On Sat, 14 Apr 2018, 16:53 Justin Swaney, notifications@github.com wrote:
I've been using chunk compressed Zarr arrays for some neuroscience image processing tasks, and it's been great so far. However, JPEG2000 might perform better than lz4 or Zstd for my images. I'd like to use Zarr to handle the image chunking with a JPEG2000 compressor, but I'm not sure if this is possible. I realize that this feature isn't as general as numcodecs would want, but I'm mostly asking what the steps would be to see if I should even try.
— You are receiving this because you are subscribed to this thread. Reply to this email directly, view it on GitHub https://github.com/zarr-developers/numcodecs/issues/73, or mute the thread https://github.com/notifications/unsubscribe-auth/AAq8Qq_K5se-4OPYJf_6uBTsmYRqJVoqks5tohuJgaJpZM4TVHh0 .
Adding a JPEG2000 compression filter would be great.
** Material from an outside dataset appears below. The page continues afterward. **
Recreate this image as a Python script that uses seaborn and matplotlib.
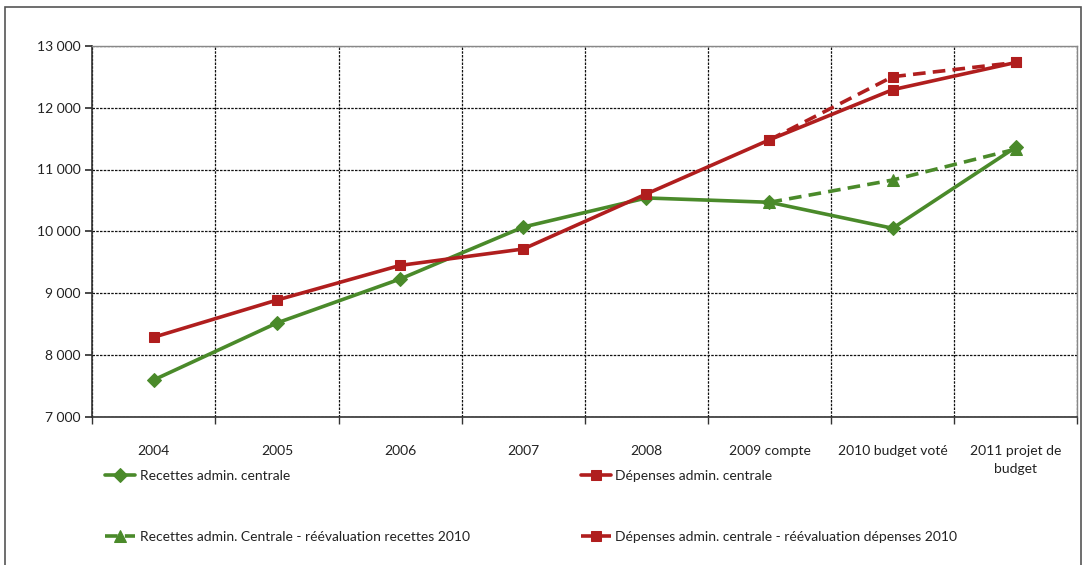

Know others use this compression for image data as well.
FWIW we made some changes described in this comment, which should make wrapping a compressor pretty simple. Feel free to ask questions if you need any help.
@joshmoore, @jakirkham, and I looked into this for a while today.
@sofroniewn described how pyramidal-image support (cf. https://github.com/zarr-developers/zarr-specs/issues/23) is implemented in napari:
I have a zarr pyramid on
s3://sofroniewn/image-data/camelyon16/
which came from https://camelyon16.grand-challenge.org/Data/ (there is a google drive with tiff if you poke around)
Each resolution-level is a sibling Dataset in a containing Zarr Group. Napari loads each resolution level as a Dask Array, and changes which resolution level it pulls chunks from based on the user's zoom level.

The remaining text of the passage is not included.